Viertel-Stunde:Rabiate Lehrer, rasante Traber

Viertel-Stunde: Blick zurück: Ingrid Sand führt den Gesprächskreis.

Blick zurück: Ingrid Sand führt den Gesprächskreis.

(Foto: Catherina Hess)

Das waren noch Zeiten: Ein Gestüt feiert Erfolge auf der Rennbahn, Pädagogen lassen die Schüler zur Strafe den Garten umgraben - und im Sollner Gesprächskreis erinnert man sich daran so, als sei das alles erst gestern passiert

Von Jürgen Wolfram

Wenn Lehrer um den bleibenden Eindruck wüssten, den sie bei manchen ihrer Schüler zeitlebens hinterlassen, sie würden sich vermutlich selbst zur Ordnung rufen. Sonst kann es sein, dass sich Menschen um die achtzig noch haargenau daran erinnern, wie ihnen einst wegen kleinster Aufmüpfigkeiten auf die Finger gehauen wurde oder, noch einprägsamer, wie Buben und Mädchen zur Strafe den Privatgarten einer berüchtigten Pädagogin umgraben mussten.

Erlebnisse aus der Schulzeit sind eine Konstante, wenn sich alle paar Monate der Sollner Gesprächskreis im Alten- und Service-Zentrum (ASZ) an der Herterichstraße trifft.
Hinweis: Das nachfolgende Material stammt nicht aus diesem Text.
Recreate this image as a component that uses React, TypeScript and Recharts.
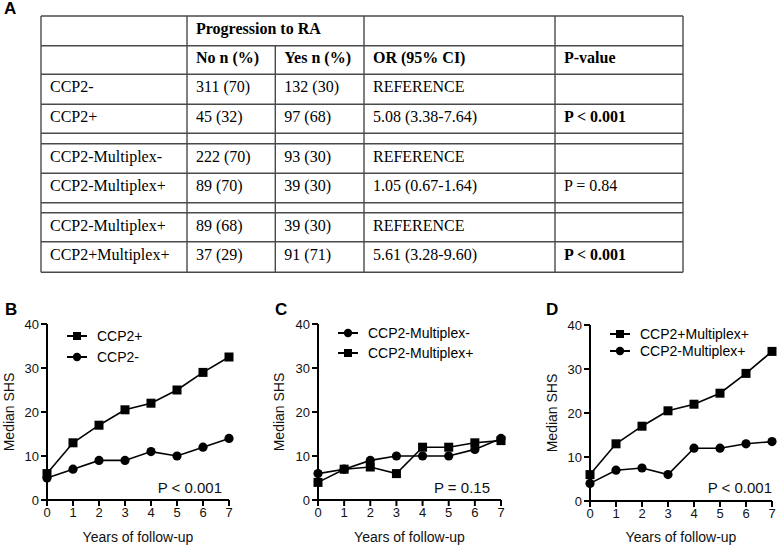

Gegründet von Hermann Sand, dem 2014 verstorbenen Herausgeber der Sollner Hefte, leitet heute seine Witwe Ingrid Sand die geschichtsbewusste Runde. Weil die meisten der hier Versammelten schon ihre Kindheit im Stadtteil verbracht haben, genügt ein knapper Zuruf, damit der historische Austausch Fahrt aufnimmt. Diesmal passt der Begriff besonders gut, denn es geht schwerpunktmäßig um Sollns glorreiche Zeit als Hochburg des Pferdesports.

Es soll um 1940 gewesen sein, als am westlichen Ende der Muttenthalerstraße noch nicht der Reitverein "Corona" seine Stallungen stehen hatte, sondern die Familie Jauss ein prächtiges Gestüt. Hier gab sich die bayerische Traberelite die Zügel in die Hand und trainierte auf einer hauseigenen Aschenbahn. Zudem betrieb der Clan, aus dem mit Gottlieb Jauss ein mehrfacher Champion hervorgegangen ist, eine Pferdepension. Aus Solln stammte ebenso ein mysteriöser Reitlehrer. Der soll eine Menge Schulden angehäuft haben und dann spurlos verschwunden sein. Nach Italien? Vermutlich, Genaues ist nicht bekannt. Aber Spekulationen sind ohnehin die beste Würze jeder Kolportage.

Wenn sie in ihrer Erinnerung kramen, fällt manchen Teilnehmern des Gesprächskreises auch wieder ein, wie deutlich sich das zweite Vatikanische Konzil auf die katholische Kirche in Solln ausgewirkt hat: Das gesamte Gestühl verschwand aus dem Gotteshaus, Altäre wurden neu angeordnet - klerikale Modernisierung anno 1966. Freunde hat sich Julius Kardinal Döpfner damit bei den Gläubigen offenbar nicht gemacht, bis heute ist leise Empörung vernehmbar. Mit großen historischen Dimensionen haben alteingesessene Sollner dagegen überhaupt kein Problem. Wie denn auch, wo ihr 1938 nach München eingemeindeter Ort doch schon mehr als tausend Jahre lang existiert?

Einigkeit herrscht beim Gesprächskreis, dass früher zwar nicht alles, aber doch manches besser gewesen sei. Die Verkehrsmittel waren nicht so voll, der Sollner Bahnhof noch kein "Saustall", man hörte mehr bairischen Dialekt auf den Straßen und stärkeres Engagement ließ das mittlerweile darbende Vereinsleben blühen. Nicht mal eine Tausendjahrfeier habe Solln zustande gebracht, wird bitter beklagt. Ein klarer Fall von Optimierungsbedarf. Dabei hat Solln früher durchaus Schwein gehabt, wie sein von "Suhle" abgeleiteter Name schon andeutet. Diesen Aspekt könnte man beim nächsten Treffen des Gesprächskreises im August mal ironisch vertiefen.